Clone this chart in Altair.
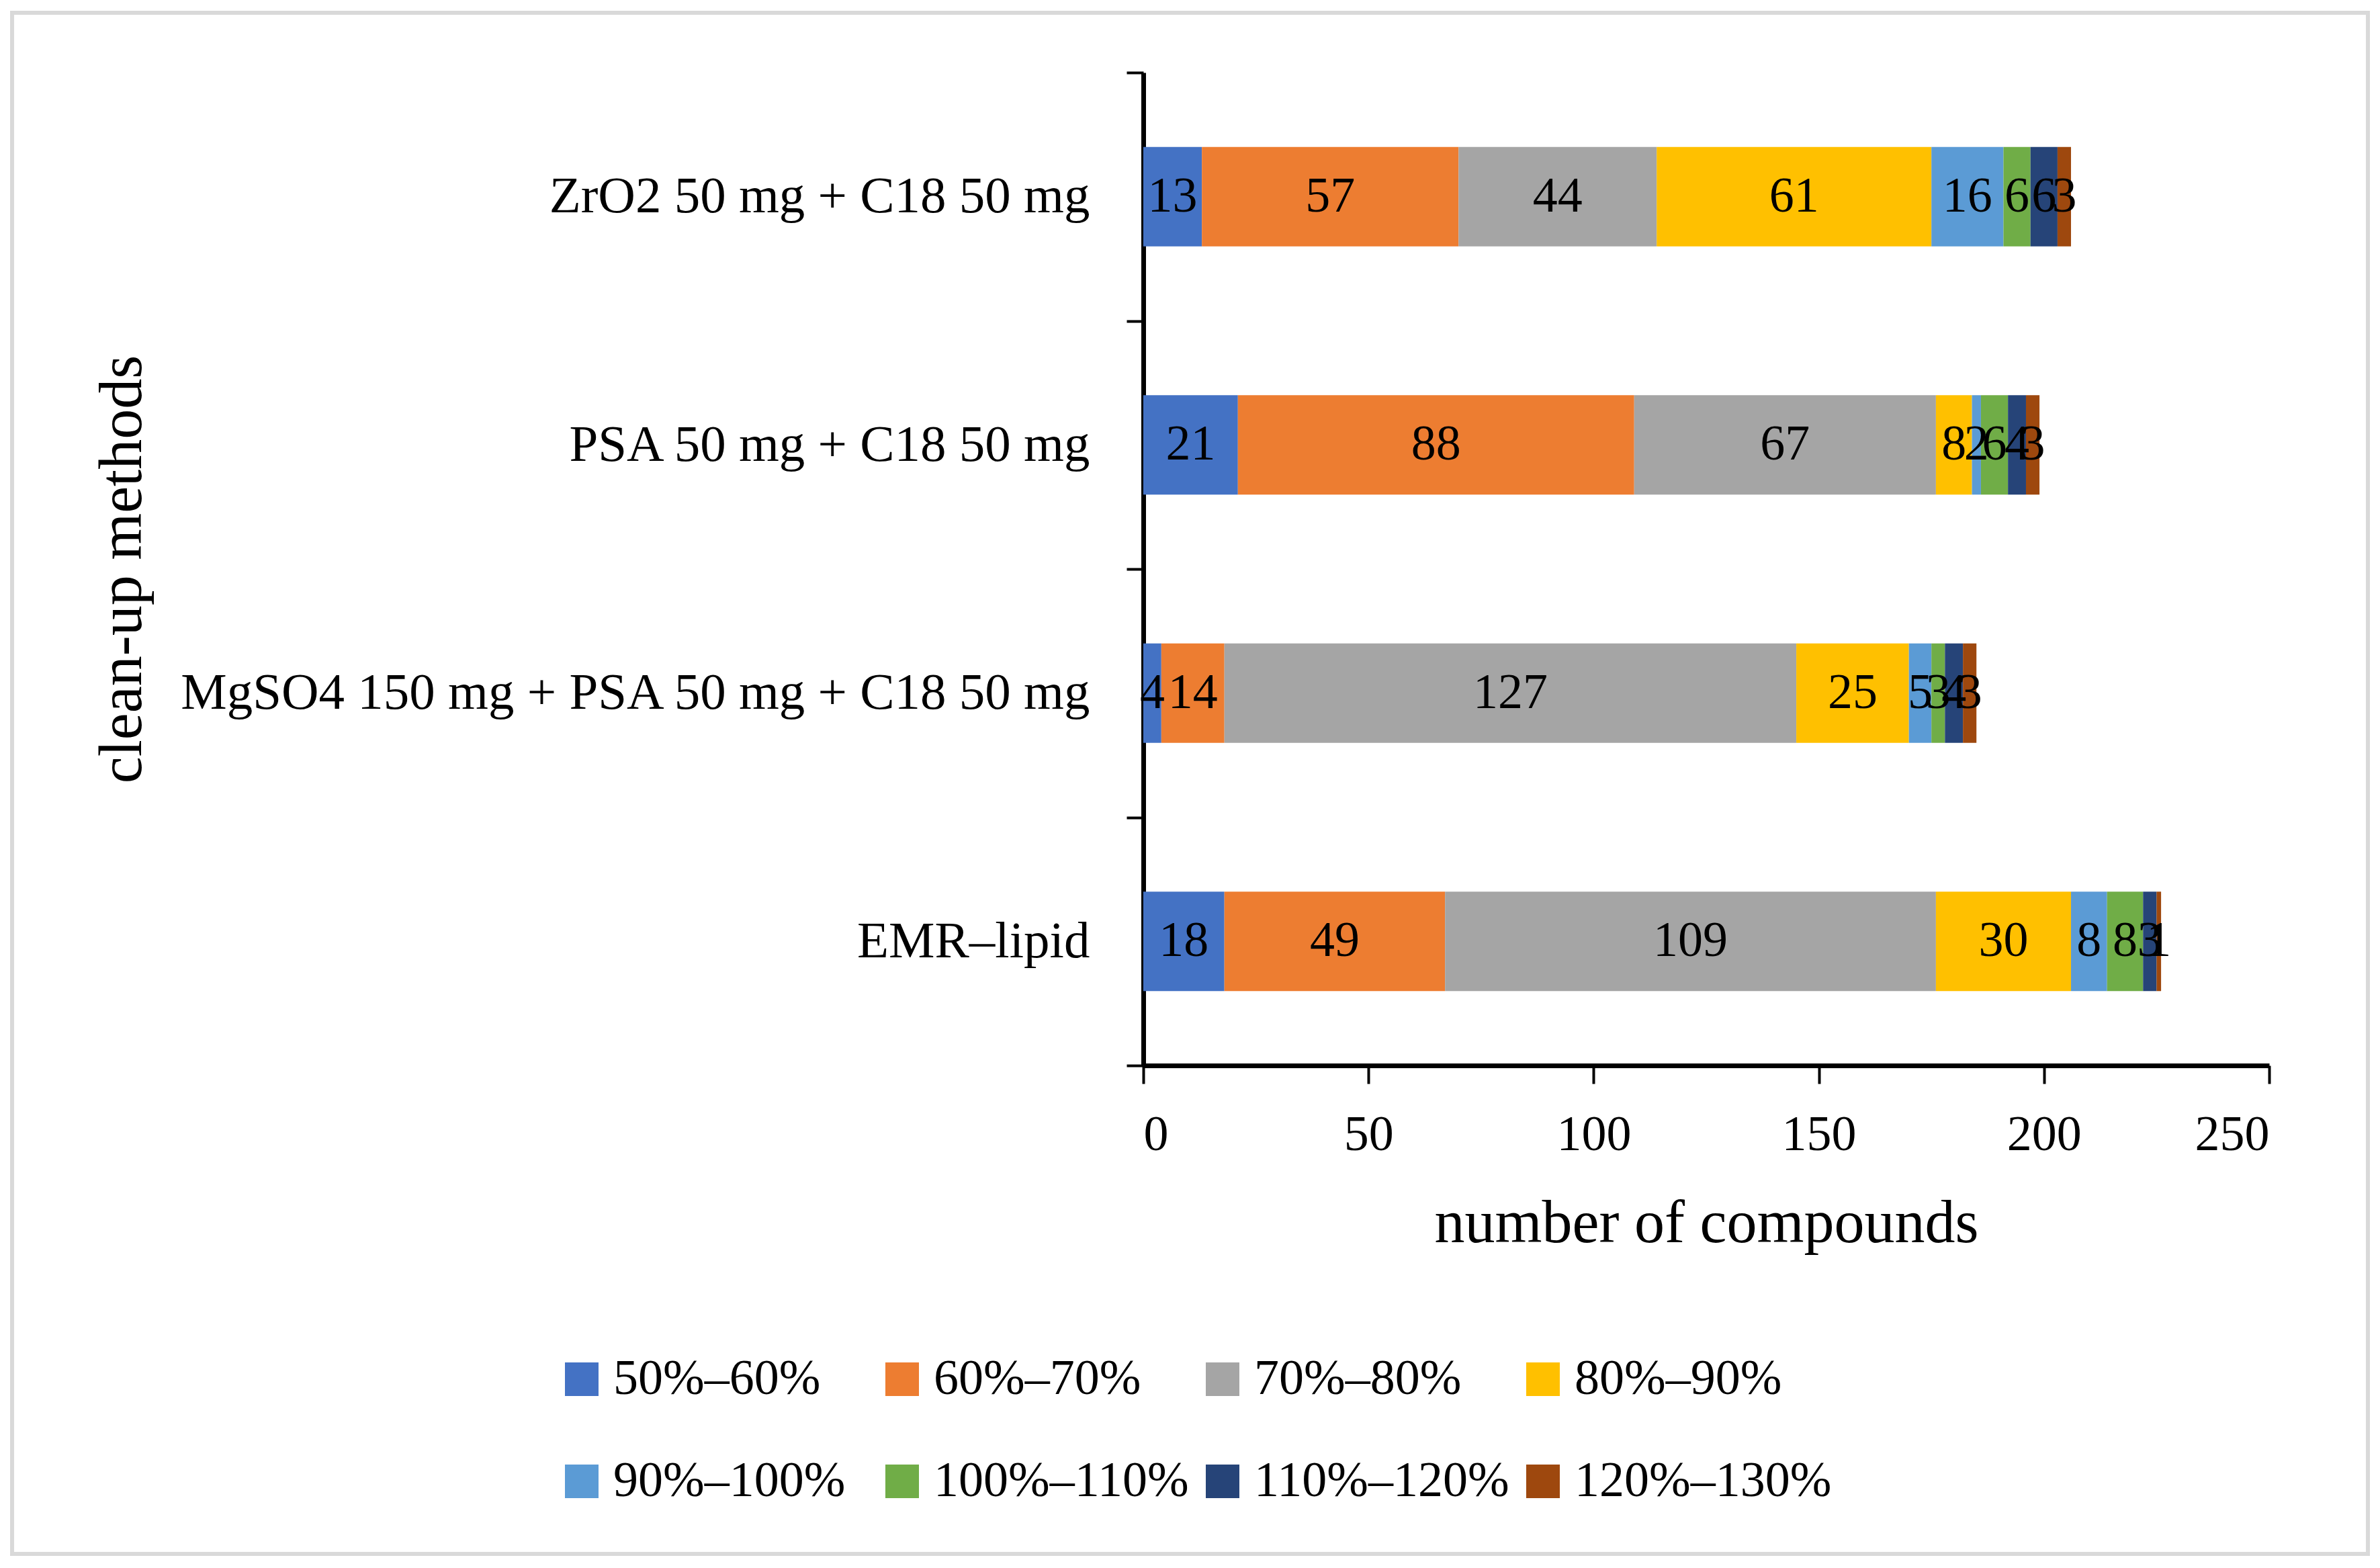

______________________________

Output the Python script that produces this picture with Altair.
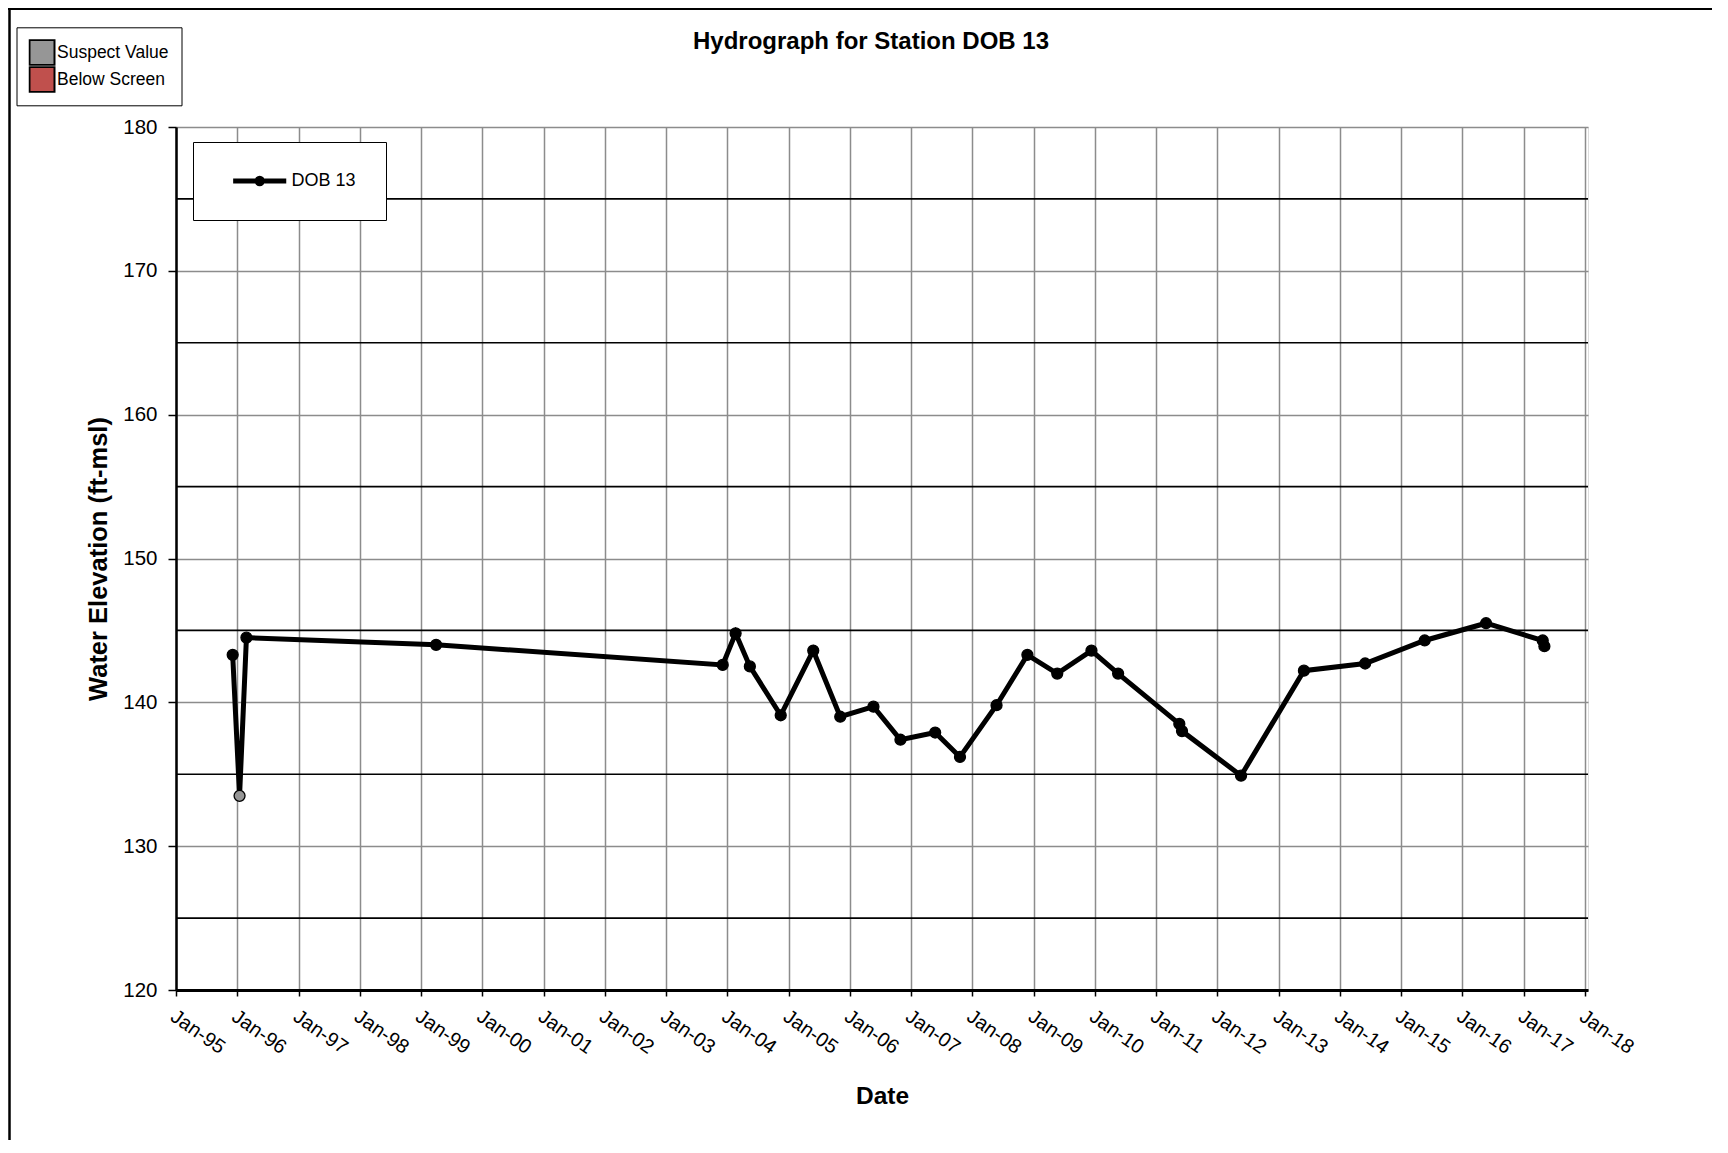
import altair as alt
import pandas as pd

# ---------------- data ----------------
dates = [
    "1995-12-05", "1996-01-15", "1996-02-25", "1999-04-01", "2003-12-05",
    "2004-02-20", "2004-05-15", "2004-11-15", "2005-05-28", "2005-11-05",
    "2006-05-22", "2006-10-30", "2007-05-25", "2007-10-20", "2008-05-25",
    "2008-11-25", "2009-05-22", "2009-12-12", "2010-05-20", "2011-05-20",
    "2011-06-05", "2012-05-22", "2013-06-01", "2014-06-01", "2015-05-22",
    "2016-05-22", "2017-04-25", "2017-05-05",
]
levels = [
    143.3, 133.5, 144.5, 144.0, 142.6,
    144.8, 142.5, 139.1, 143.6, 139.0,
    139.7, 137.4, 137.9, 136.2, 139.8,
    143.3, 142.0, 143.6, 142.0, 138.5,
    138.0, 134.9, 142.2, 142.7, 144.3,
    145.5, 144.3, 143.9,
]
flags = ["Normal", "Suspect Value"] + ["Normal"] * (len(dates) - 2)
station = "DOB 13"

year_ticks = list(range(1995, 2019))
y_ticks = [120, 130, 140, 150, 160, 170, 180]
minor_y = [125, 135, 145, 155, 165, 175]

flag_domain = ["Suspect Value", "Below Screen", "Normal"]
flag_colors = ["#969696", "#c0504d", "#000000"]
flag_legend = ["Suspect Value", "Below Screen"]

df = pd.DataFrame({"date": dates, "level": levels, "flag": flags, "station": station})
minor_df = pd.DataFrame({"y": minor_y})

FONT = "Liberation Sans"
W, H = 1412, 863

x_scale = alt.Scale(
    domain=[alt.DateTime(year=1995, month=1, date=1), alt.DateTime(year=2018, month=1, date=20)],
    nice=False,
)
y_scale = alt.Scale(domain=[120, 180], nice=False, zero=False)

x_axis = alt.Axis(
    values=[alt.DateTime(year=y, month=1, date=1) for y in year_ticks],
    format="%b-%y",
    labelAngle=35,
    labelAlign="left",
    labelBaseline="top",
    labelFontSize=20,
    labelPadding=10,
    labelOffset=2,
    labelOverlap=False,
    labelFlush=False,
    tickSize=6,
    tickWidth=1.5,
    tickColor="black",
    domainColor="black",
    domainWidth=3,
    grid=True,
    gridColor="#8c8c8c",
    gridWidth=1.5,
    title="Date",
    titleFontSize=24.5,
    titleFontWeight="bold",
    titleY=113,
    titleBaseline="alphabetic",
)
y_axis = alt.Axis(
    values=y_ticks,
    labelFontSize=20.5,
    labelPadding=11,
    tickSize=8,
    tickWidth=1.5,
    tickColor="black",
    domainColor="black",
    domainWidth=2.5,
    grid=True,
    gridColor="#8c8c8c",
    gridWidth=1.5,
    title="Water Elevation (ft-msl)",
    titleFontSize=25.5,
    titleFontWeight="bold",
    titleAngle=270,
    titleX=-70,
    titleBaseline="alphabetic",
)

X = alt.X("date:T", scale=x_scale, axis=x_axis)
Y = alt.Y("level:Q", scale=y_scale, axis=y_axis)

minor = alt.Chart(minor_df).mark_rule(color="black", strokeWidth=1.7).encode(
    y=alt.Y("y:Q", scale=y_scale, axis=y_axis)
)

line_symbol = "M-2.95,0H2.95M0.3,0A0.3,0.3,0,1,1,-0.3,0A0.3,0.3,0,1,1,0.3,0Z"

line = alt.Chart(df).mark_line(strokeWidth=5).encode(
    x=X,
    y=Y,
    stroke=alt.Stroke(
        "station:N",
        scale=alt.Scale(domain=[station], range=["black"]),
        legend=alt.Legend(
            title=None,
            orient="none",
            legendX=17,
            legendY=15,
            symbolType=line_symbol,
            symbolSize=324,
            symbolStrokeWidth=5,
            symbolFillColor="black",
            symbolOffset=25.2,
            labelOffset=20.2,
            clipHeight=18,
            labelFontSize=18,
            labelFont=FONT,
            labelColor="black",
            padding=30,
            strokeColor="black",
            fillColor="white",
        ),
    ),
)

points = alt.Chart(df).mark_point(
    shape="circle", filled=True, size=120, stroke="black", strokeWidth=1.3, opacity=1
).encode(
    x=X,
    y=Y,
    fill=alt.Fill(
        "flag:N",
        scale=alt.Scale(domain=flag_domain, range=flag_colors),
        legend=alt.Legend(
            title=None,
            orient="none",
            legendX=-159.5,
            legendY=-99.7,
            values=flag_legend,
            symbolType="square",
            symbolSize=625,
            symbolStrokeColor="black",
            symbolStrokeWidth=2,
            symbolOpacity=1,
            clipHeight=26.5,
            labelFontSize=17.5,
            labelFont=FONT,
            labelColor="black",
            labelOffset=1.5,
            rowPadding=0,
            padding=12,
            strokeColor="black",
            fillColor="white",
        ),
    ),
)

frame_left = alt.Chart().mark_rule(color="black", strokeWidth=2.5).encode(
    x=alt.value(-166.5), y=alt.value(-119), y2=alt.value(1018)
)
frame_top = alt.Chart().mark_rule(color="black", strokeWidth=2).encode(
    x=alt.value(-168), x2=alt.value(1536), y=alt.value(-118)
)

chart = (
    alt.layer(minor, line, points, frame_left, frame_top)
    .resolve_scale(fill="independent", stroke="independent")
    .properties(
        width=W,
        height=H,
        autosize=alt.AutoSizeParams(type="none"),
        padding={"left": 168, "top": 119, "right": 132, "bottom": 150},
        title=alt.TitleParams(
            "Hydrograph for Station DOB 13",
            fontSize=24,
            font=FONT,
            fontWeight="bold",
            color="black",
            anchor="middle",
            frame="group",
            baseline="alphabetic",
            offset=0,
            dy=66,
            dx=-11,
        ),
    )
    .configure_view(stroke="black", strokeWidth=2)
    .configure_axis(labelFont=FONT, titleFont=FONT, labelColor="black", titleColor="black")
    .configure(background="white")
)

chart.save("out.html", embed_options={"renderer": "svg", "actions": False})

______________________________

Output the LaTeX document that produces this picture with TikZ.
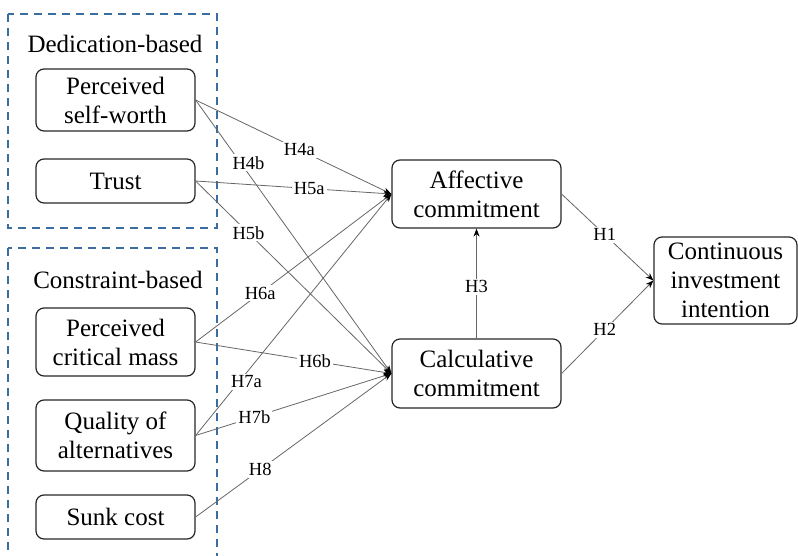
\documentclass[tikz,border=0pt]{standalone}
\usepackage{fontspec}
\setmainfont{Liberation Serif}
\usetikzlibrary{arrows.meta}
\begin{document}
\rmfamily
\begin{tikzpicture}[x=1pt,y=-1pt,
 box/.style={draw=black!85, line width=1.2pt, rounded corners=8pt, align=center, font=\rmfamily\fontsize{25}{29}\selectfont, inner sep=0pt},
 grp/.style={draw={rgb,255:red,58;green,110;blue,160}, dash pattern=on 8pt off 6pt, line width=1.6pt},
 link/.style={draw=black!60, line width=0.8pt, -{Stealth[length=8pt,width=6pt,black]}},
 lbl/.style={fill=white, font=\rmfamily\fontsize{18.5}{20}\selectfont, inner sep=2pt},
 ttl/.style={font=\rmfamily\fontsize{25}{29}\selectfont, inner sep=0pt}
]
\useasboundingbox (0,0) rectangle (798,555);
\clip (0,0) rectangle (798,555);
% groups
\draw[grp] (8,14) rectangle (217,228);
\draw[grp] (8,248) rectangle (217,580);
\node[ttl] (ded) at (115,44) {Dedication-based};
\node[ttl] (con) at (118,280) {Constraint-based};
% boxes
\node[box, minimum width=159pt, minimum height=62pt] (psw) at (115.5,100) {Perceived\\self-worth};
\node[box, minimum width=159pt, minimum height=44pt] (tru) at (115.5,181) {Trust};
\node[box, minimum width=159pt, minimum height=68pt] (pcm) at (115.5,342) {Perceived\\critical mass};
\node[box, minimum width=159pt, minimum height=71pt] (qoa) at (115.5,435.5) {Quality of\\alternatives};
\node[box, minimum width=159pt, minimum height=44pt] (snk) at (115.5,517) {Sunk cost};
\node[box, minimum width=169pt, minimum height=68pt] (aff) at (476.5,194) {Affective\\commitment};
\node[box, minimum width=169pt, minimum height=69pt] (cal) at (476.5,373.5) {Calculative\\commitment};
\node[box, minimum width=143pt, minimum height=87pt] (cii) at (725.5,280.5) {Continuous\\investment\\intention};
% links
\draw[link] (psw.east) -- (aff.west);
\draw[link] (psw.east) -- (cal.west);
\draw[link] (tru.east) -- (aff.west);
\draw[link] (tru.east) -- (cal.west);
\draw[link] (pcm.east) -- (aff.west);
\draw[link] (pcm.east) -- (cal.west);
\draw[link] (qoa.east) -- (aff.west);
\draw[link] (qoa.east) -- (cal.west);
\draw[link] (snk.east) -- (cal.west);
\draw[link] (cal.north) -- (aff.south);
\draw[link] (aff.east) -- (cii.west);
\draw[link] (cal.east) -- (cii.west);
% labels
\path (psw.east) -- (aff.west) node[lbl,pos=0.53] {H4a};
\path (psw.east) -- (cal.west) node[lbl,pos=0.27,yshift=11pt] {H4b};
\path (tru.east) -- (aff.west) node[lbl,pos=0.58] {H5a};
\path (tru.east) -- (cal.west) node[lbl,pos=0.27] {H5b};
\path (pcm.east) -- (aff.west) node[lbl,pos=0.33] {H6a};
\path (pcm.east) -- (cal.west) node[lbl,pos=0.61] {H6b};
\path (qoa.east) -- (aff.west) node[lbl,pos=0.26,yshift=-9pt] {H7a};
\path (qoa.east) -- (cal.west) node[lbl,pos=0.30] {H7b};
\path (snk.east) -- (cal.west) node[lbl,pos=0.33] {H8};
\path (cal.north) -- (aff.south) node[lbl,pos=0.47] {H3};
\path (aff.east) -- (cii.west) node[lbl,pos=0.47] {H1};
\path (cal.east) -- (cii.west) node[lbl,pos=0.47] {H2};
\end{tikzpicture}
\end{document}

______________________________

▶ Task instructions: Only the lines between the line with "Output the Python" and the line with "y_scale = alt.Scale(domain=[120, 180], nice=False, zero=False)", inclusive, should be reproduced, exactly as written and without pictures.

▶ Solution for this problem:
Output the Python script that produces this picture with Altair.
import altair as alt
import pandas as pd

# ---------------- data ----------------
dates = [
    "1995-12-05", "1996-01-15", "1996-02-25", "1999-04-01", "2003-12-05",
    "2004-02-20", "2004-05-15", "2004-11-15", "2005-05-28", "2005-11-05",
    "2006-05-22", "2006-10-30", "2007-05-25", "2007-10-20", "2008-05-25",
    "2008-11-25", "2009-05-22", "2009-12-12", "2010-05-20", "2011-05-20",
    "2011-06-05", "2012-05-22", "2013-06-01", "2014-06-01", "2015-05-22",
    "2016-05-22", "2017-04-25", "2017-05-05",
]
levels = [
    143.3, 133.5, 144.5, 144.0, 142.6,
    144.8, 142.5, 139.1, 143.6, 139.0,
    139.7, 137.4, 137.9, 136.2, 139.8,
    143.3, 142.0, 143.6, 142.0, 138.5,
    138.0, 134.9, 142.2, 142.7, 144.3,
    145.5, 144.3, 143.9,
]
flags = ["Normal", "Suspect Value"] + ["Normal"] * (len(dates) - 2)
station = "DOB 13"

year_ticks = list(range(1995, 2019))
y_ticks = [120, 130, 140, 150, 160, 170, 180]
minor_y = [125, 135, 145, 155, 165, 175]

flag_domain = ["Suspect Value", "Below Screen", "Normal"]
flag_colors = ["#969696", "#c0504d", "#000000"]
flag_legend = ["Suspect Value", "Below Screen"]

df = pd.DataFrame({"date": dates, "level": levels, "flag": flags, "station": station})
minor_df = pd.DataFrame({"y": minor_y})

FONT = "Liberation Sans"
W, H = 1412, 863

x_scale = alt.Scale(
    domain=[alt.DateTime(year=1995, month=1, date=1), alt.DateTime(year=2018, month=1, date=20)],
    nice=False,
)
y_scale = alt.Scale(domain=[120, 180], nice=False, zero=False)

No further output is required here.